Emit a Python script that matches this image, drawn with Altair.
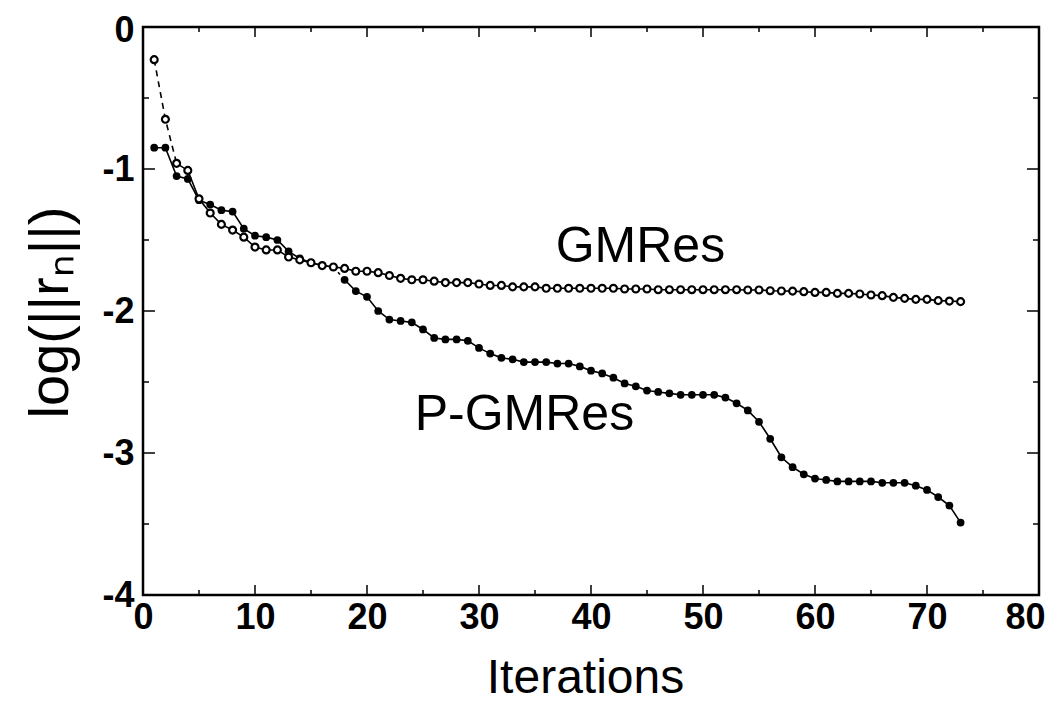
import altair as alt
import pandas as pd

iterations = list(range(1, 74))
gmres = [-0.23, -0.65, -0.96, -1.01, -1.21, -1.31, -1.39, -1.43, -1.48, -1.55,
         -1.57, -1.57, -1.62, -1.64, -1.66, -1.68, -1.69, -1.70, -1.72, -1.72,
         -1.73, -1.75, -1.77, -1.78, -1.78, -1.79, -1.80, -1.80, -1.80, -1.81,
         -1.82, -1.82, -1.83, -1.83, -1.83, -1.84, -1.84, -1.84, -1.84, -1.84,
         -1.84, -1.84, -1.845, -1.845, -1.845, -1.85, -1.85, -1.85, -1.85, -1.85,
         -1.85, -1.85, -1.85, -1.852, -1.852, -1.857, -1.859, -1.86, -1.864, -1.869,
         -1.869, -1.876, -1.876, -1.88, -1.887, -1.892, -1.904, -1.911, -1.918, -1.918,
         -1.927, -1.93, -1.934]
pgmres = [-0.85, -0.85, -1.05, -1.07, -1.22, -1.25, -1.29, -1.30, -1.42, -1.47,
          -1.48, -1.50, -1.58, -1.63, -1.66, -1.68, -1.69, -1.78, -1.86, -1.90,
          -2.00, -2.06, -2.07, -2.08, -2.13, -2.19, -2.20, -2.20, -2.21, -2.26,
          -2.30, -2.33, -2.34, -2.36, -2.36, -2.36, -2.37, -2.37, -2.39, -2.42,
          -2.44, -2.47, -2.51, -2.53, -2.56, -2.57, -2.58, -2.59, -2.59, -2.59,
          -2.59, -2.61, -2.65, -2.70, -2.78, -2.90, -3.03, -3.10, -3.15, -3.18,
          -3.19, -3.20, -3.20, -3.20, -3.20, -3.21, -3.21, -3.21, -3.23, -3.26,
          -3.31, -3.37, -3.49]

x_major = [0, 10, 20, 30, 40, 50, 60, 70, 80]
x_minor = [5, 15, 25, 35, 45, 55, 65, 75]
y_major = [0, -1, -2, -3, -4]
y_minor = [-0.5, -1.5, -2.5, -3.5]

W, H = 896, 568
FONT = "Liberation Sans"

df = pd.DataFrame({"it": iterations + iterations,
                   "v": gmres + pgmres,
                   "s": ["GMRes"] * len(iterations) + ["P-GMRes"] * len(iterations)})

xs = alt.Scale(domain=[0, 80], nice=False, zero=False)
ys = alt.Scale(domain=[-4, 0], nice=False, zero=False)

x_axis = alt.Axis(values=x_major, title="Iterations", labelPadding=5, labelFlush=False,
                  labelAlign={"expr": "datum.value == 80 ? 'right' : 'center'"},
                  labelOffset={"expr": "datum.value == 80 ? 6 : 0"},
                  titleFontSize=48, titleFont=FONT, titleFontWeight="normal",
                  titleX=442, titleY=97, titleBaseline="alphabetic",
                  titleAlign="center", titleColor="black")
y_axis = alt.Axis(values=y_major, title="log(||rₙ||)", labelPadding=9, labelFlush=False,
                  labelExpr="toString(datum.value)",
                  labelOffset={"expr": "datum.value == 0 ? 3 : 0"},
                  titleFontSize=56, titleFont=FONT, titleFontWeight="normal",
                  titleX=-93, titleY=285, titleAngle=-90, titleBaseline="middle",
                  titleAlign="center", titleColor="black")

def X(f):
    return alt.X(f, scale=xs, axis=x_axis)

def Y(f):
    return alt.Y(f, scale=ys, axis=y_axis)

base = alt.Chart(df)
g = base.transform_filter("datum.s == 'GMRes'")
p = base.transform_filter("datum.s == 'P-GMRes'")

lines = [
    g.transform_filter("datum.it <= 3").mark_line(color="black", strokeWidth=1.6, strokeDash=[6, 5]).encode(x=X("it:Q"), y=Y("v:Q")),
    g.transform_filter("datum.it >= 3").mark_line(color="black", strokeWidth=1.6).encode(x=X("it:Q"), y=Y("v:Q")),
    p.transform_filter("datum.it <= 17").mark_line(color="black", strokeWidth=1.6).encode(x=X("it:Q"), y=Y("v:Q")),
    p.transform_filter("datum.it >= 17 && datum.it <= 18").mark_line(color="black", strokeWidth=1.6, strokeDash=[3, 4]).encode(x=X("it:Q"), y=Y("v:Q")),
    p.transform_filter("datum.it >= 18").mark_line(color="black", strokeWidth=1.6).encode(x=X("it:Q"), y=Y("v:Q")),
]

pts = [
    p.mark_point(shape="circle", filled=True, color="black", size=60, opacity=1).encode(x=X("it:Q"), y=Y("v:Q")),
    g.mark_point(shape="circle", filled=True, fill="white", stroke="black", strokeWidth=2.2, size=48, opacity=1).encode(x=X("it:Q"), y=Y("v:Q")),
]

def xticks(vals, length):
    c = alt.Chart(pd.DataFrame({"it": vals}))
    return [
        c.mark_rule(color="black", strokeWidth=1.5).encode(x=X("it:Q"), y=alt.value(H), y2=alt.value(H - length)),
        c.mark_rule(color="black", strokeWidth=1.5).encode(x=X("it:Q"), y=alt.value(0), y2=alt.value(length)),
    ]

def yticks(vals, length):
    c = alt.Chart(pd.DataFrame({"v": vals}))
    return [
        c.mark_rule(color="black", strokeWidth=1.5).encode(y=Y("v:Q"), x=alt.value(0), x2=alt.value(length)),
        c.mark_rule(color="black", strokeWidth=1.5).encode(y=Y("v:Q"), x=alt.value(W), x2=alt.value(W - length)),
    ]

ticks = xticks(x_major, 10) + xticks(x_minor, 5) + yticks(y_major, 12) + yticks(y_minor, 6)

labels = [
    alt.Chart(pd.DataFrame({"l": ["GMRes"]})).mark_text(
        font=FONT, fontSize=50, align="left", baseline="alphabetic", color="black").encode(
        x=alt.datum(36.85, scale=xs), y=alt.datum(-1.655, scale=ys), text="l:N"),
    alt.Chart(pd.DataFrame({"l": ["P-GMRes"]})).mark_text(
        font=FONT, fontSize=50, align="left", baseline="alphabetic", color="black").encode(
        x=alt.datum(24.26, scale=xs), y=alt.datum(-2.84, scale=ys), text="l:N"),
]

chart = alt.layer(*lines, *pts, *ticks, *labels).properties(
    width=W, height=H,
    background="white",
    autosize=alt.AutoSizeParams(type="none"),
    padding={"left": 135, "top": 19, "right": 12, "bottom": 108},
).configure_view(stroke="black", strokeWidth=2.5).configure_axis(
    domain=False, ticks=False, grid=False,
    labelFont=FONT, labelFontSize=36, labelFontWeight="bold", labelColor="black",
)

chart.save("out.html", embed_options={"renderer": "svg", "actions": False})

^^^^^^^^^^^^^^^^

BRIEF =>
Everything from the top line of the data down to and including the line with "import pandas as pd" is to be copied, except the pictures.

FULL OUTPUT =>
Emit a Python script that matches this image, drawn with Altair.
import altair as alt
import pandas as pd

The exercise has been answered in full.